Kids: If kids matter, kids activities matter. One of the big differences I’ve seen between the community where I’m from (Hibbing and the central Range) and the community where I live now (rural Itasca County and Grand Rapids) is the sheer abundance of children’s activities in Grand Rapids. Hibbing certainly offers things for kids, and people care, but the community could do more to show their love (and need!) for young families by stepping up kid-inspired, parent-driven, community-backed family programming.

These are only some ideas, and barely touch on education and entrepreneurship — areas where the Range is poised to make strides (if we only let ourselves). The best idea might well be found on your list, not mine. The entire point of economic diversification on the Iron Range is that many ideas from different people advance and grow on their own merit. Economic diversification is many, many small things with big results over time. Be persistent, be patient, and don’t let anyone tell you there’s a shortcut. There isn’t.

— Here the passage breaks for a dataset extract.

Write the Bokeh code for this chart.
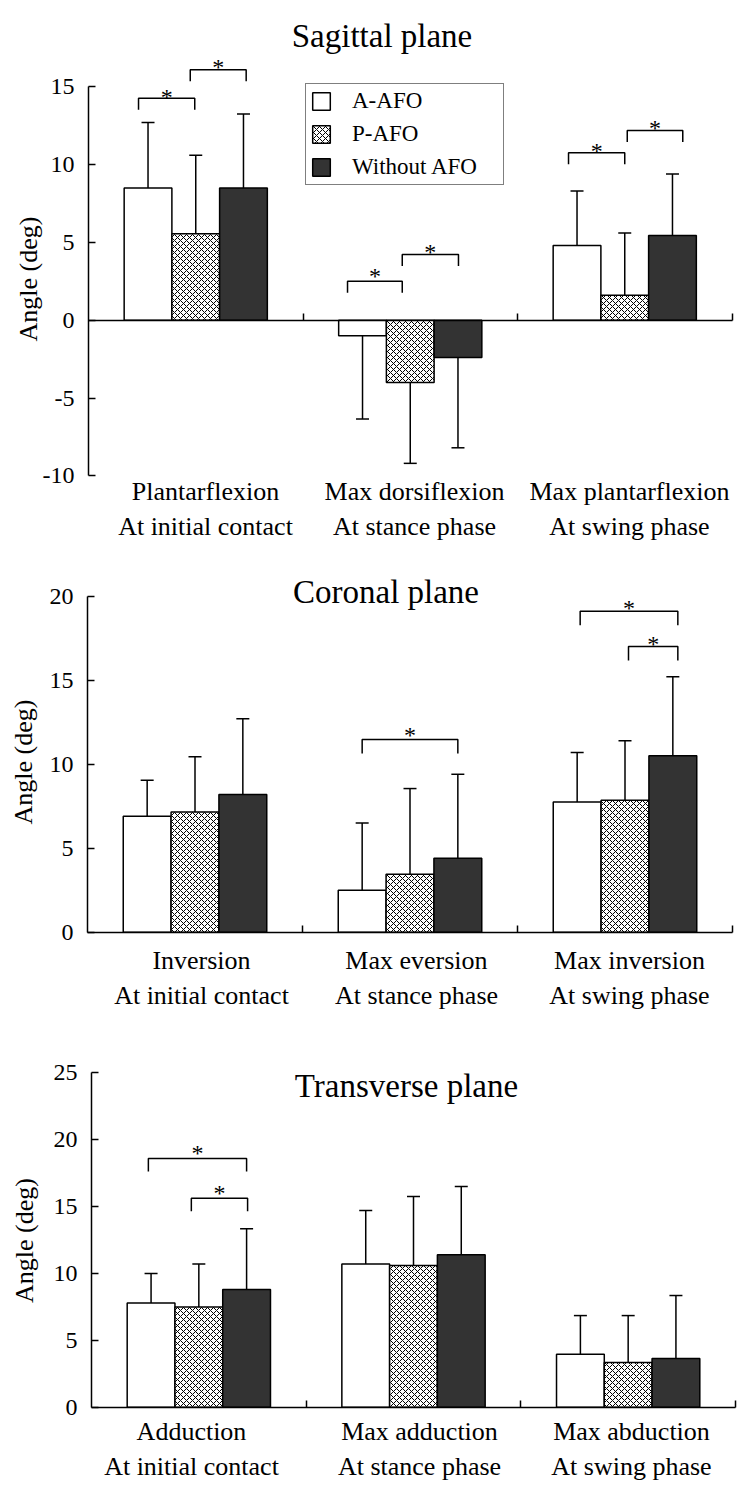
import math
from bokeh.plotting import figure
from bokeh.models import (ColumnDataSource, Range1d, FixedTicker, LinearAxis,
                          Whisker, TeeHead, Legend, LegendItem)
from bokeh.layouts import column
from bokeh.core.properties import value
from bokeh.embed import file_html
from bokeh.resources import INLINE

FONT = "Liberation Serif"

series = ["A-AFO", "P-AFO", "Without AFO"]

# ---------------- Sagittal plane ----------------
sag_title = "Sagittal plane"
sag_labels = ["Plantarflexion\nAt initial contact",
              "Max dorsiflexion\nAt stance phase",
              "Max plantarflexion\nAt swing phase"]
sag_a = [8.5, -1.0, 4.8]
sag_a_sd = [4.2, 5.35, 3.5]
sag_p = [5.55, -4.0, 1.6]
sag_p_sd = [5.05, 5.2, 4.0]
sag_w = [8.5, -2.4, 5.45]
sag_w_sd = [4.75, 5.8, 3.95]
sag_yticks = [-10, -5, 0, 5, 10, 15]
# (category, bar i, bar j, bracket height, star height)
sag_sig = [(0, 0, 1, 14.27, 15.08), (0, 1, 2, 16.09, 16.95),
           (1, 0, 1, 2.51, 3.52), (1, 1, 2, 4.22, 5.08),
           (2, 0, 1, 10.76, 11.55), (2, 1, 2, 12.19, 13.05)]

# ---------------- Coronal plane ----------------
cor_title = "Coronal plane"
cor_labels = ["Inversion\nAt initial contact",
              "Max eversion\nAt stance phase",
              "Max inversion\nAt swing phase"]
cor_a = [6.9, 2.5, 7.75]
cor_a_sd = [2.15, 4.0, 2.95]
cor_p = [7.15, 3.45, 7.85]
cor_p_sd = [3.3, 5.1, 3.55]
cor_w = [8.2, 4.4, 10.5]
cor_w_sd = [4.5, 5.0, 4.7]
cor_yticks = [0, 5, 10, 15, 20]
cor_sig = [(1, 0, 2, 11.47, 12.4), (2, 0, 2, 19.1, 19.94), (2, 1, 2, 17.0, 17.8)]

# ---------------- Transverse plane ----------------
tra_title = "Transverse plane"
tra_labels = ["Adduction\nAt initial contact",
              "Max adduction\nAt stance phase",
              "Max abduction\nAt swing phase"]
tra_a = [7.8, 10.7, 3.95]
tra_a_sd = [2.2, 4.0, 2.9]
tra_p = [7.5, 10.6, 3.35]
tra_p_sd = [3.2, 5.15, 3.5]
tra_w = [8.8, 11.4, 3.65]
tra_w_sd = [4.55, 5.1, 4.7]
tra_yticks = [0, 5, 10, 15, 20, 25]
tra_sig = [(0, 0, 2, 18.6, 19.81), (0, 1, 2, 15.63, 16.85)]

y_title = "Angle (deg)"

# ---------------- layout / style (page pixels) ----------------
FILLS = ["white", "white", "#333333"]
HATCH = [None, "x", None]
BAR_W = 0.2225
PAGE_X0 = 1          # observed left offset of the figures on the page
FIG_W = 738

layouts = [
    dict(top=0, h=548, ax_x=89, ax_end=732.5, zero=319.7, ppu=15.56,
         lab_standoff=1, lab_x=[206, 415, 630], title_xy=(382.5, 35),
         ylab_xy=(29.2, 278.5), leg=11.5,
         sig_dx=[(-9.5, -1), (-5.5, 2.7), (-15, -8), (-8, 0.5), (-8.5, 0), (2.5, 10.3)]),
    dict(top=548, h=492, ax_x=88, ax_end=733, zero=931.7, ppu=16.8,
         lab_standoff=14, lab_x=[202, 417, 630], title_xy=(386.5, 591.7),
         ylab_xy=(24.2, 761.5), leg=14,
         sig_dx=[(0, 0), (3, 5), (3.5, 5)]),
    dict(top=1040, h=445, ax_x=92, ax_end=736, zero=1406.7, ppu=13.375,
         lab_standoff=10, lab_x=[192, 420, 632], title_xy=(407, 1085),
         ylab_xy=(25.3, 1240), leg=13,
         sig_dx=[(-2.7, 0), (-7.5, 1)]),
]

panels = [
    (sag_title, sag_labels, [(sag_a, sag_a_sd), (sag_p, sag_p_sd), (sag_w, sag_w_sd)], sag_yticks, sag_sig),
    (cor_title, cor_labels, [(cor_a, cor_a_sd), (cor_p, cor_p_sd), (cor_w, cor_w_sd)], cor_yticks, cor_sig),
    (tra_title, tra_labels, [(tra_a, tra_a_sd), (tra_p, tra_p_sd), (tra_w, tra_w_sd)], tra_yticks, tra_sig),
]


def make_panel(idx):
    title, labels, data, yticks, sig = panels[idx]
    L = layouts[idx]
    ax_x = L["ax_x"]
    ppx = (L["ax_end"] - ax_x) / 3.0
    ppu = L["ppu"]
    bottom = L["top"] + L["h"]
    x0 = (PAGE_X0 - ax_x) / ppx
    x1 = (PAGE_X0 + FIG_W - ax_x) / ppx
    y0 = (L["zero"] - bottom) / ppu
    y1 = (L["zero"] - L["top"]) / ppu
    p = figure(width=FIG_W, height=L["h"], output_backend="svg", toolbar_location=None,
               x_range=Range1d(x0, x1), y_range=Range1d(y0, y1), title=None,
               x_axis_location=None, y_axis_location=None,
               min_border_left=0, min_border_right=0, min_border_top=0,
               min_border_bottom=0,
               background_fill_color="white", border_fill_color="white",
               outline_line_color=None)
    p.xgrid.visible = False
    p.ygrid.visible = False

    # y axis at x = 0
    ya = LinearAxis(fixed_location=0, ticker=FixedTicker(ticks=yticks),
                    bounds=(yticks[0], yticks[-1]),
                    major_label_overrides={t: str(t) for t in yticks},
                    major_tick_in=7, major_tick_out=0, minor_tick_line_color=None,
                    axis_line_width=1.5, major_tick_line_width=1.5,
                    major_label_standoff=14, major_label_text_font=FONT,
                    major_label_text_font_size="24px", major_label_text_color="black")
    p.add_layout(ya, "left")

    # y axis title, centred on the axis span
    lx = (L["ylab_xy"][0] - ax_x) / ppx
    ly = (L["zero"] - L["ylab_xy"][1]) / ppu
    p.text(x=[lx], y=[ly], text=[y_title], angle=math.pi / 2,
           text_align="center", text_baseline="middle",
           text_font=value(FONT), text_font_size="26px", text_color="black")

    # category labels: an axis without line/ticks placed at the bottom of the y span
    lab_pos = [round((x - ax_x) / ppx, 4) for x in L["lab_x"]]
    ca = LinearAxis(fixed_location=yticks[0], ticker=FixedTicker(ticks=lab_pos),
                    major_label_overrides={pos: lab for pos, lab in zip(lab_pos, labels)},
                    axis_line_color=None, major_tick_line_color=None,
                    minor_tick_line_color=None, major_tick_in=0, major_tick_out=0,
                    minor_tick_out=0, major_label_standoff=L["lab_standoff"],
                    major_label_text_font=FONT, major_label_text_font_size="26px",
                    major_label_text_color="black")
    p.add_layout(ca, "below")

    # zero line axis with category separators
    zx = LinearAxis(fixed_location=0, ticker=FixedTicker(ticks=[1, 2, 3]), bounds=(0, 3),
                    major_tick_in=7, major_tick_out=0, minor_tick_line_color=None,
                    major_label_overrides={1: "", 2: "", 3: ""},
                    axis_line_width=1.5, major_tick_line_width=1.5)
    p.add_layout(zx, "below")

    renderers = []
    for k, (means, sds) in enumerate(data):
        xs = [g + 0.5 + (k - 1) * BAR_W for g in range(len(means))]
        src = ColumnDataSource(dict(x=xs, top=means))
        r = p.vbar(x="x", top="top", bottom=0, width=BAR_W, source=src,
                   fill_color=FILLS[k], line_color="black", line_width=1.5,
                   hatch_pattern=HATCH[k], hatch_color="black", hatch_scale=6,
                   hatch_weight=1)
        renderers.append(r)
        pos = [i for i, m in enumerate(means) if m >= 0]
        neg = [i for i, m in enumerate(means) if m < 0]
        if pos:
            ws = ColumnDataSource(dict(base=[xs[i] for i in pos],
                                       lower=[means[i] for i in pos],
                                       upper=[means[i] + sds[i] for i in pos]))
            p.add_layout(Whisker(source=ws, base="base", lower="lower", upper="upper",
                                 dimension="height", line_width=1.5, line_color="black",
                                 upper_head=TeeHead(size=13, line_width=1.5, line_color="black"),
                                 lower_head=None, level="annotation"))
        if neg:
            ws = ColumnDataSource(dict(base=[xs[i] for i in neg],
                                       lower=[means[i] - sds[i] for i in neg],
                                       upper=[means[i] for i in neg]))
            p.add_layout(Whisker(source=ws, base="base", lower="lower", upper="upper",
                                 dimension="height", line_width=1.5, line_color="black",
                                 lower_head=TeeHead(size=13, line_width=1.5, line_color="black"),
                                 upper_head=None, level="annotation"))

    # significance brackets
    bxs, bys, sx, sy = [], [], [], []
    leg = L["leg"] / ppu
    for (g, i, j, yb, ys), (d1, d2) in zip(sig, L["sig_dx"]):
        xa1 = g + 0.5 + (i - 1) * BAR_W + d1 / ppx
        xa2 = g + 0.5 + (j - 1) * BAR_W + d2 / ppx
        bxs.append([xa1, xa1, xa2, xa2])
        bys.append([yb - leg, yb, yb, yb - leg])
        sx.append((xa1 + xa2) / 2)
        sy.append(ys)
    p.multi_line(xs=bxs, ys=bys, line_color="black", line_width=1.5)
    p.text(x=sx, y=sy, text=["*"] * len(sx), text_font=value(FONT), text_font_size="24px",
           text_align="center", text_baseline="alphabetic", y_offset=11, text_color="black")

    # panel title
    tx = (L["title_xy"][0] - ax_x) / ppx
    ty = (L["zero"] - L["title_xy"][1]) / ppu
    p.text(x=[tx], y=[ty], text=[title], text_font=value(FONT), text_font_size="33px",
           text_align="center", text_baseline="alphabetic", text_color="black")

    if idx == 0:
        legend = Legend(items=[LegendItem(label=s, renderers=[r]) for s, r in zip(series, renderers)],
                        location=(306 - PAGE_X0, bottom - 185),
                        border_line_color="black", border_line_width=1,
                        background_fill_color="white", background_fill_alpha=1,
                        padding=4, spacing=7, margin=0,
                        glyph_width=22, glyph_height=22, label_standoff=20,
                        label_width=147, label_height=26,
                        label_text_font=FONT, label_text_font_size="23px",
                        label_text_color="black")
        p.add_layout(legend)
    return p


figs = [make_panel(i) for i in range(3)]
page = column(*figs, spacing=0)
open("out.html", "w").write(file_html(page, INLINE))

Aaron J. Brown is an author and college instructor from northern Minnesota’s Iron Range. He writes the blog MinnesotaBrown.com and hosts the Great Northern Radio Show on Northern Community Radio. The next show airs live at 5 p.m. from the Mesabi Range College theater in Virginia, Minnesota, on March 22. Find out how to get free tickets for limited studio audience seating at 800-662-5799. This piece first appeared in the Sunday, March 23, 2014 edition of the Hibbing Daily Tribune.

 

Comments

  1. Elanne Palcich says:

    During this “winter of our discontent” I’ve been thinking about our communities. As we move toward spring, we are as likely to see disruptions in food supply (California drought) as we have in propane shortages. Our communities need to become more locally sustainable. We citizens need to commit to making our towns more aesthetically pleasing while removing/salvaging old buildings and putting in community gardens/green houses. We also need more participatory community art, drama, music, sports–in our own towns rather than driving across half the county in order to be entertained, when we have no mass transit. Will changing climate and accompanying price increases finally drive us into making necessary (and more satisfying) life style changes?

  2. In Cook, which is Almost-Range, we have an active group called Northwoods Friends of the Arts. We have an art gallery (some display and some for sale), and we sponsor art classes for grade school students, as well as other activities for children. We’ve sponsored at least 8 concerts, with very excellent musicians, from as far away as New York and Alaska, and we sponsor an annual Spring Art Expo, which show cases artist’s work in various businesses in and around town. That gets people into businesses they might not otherwise enter, and it provides a venue for many artists to display their work, for sale or not, during the first few weeks of June. We support all types of art work, relying on a low membership cost, as well as business sponsorships, gifts, and a few fund raisers each year. The wider Cook community isn’t all that big, but we’ve grown and we’re getting recognition, as evidenced by more businesses supporting us each year with their memberships as well as a place to display art work. And yes, this endeavor is a lot of work, mostly done by some amazingly organized and persuasive people. We can’t slack off and rest on our laurels. We’ve been able to get grants to pay for 1) supplies for the kids’ art supplies (art supplies are very expensive,) 2) bringing musicians from far and near, classical to bluegrass, and gypsy jazz, and in between, 3) administrative support, which will help with public relations, space needs, furniture, computer support, etc.

    This type of thing does indeed make life in a smaller community more interesting. Cook has suffered the blows of empty stores in recent years. In fact one business that closed was very successful, but the owner wasn’t able to sell when that was needed, so it closed. We also suffered the tragedy of two large fires in 2013, which took two businesses, 8 apartments, and half of the motel. This has been difficult. I compared Cook to a 6 year old’s smile: bright smile with some teeth missing.

    I do hope that people rediscover the benefits of small town life. I hope that people see that shopping locally whenever possible helps all local boats to rise.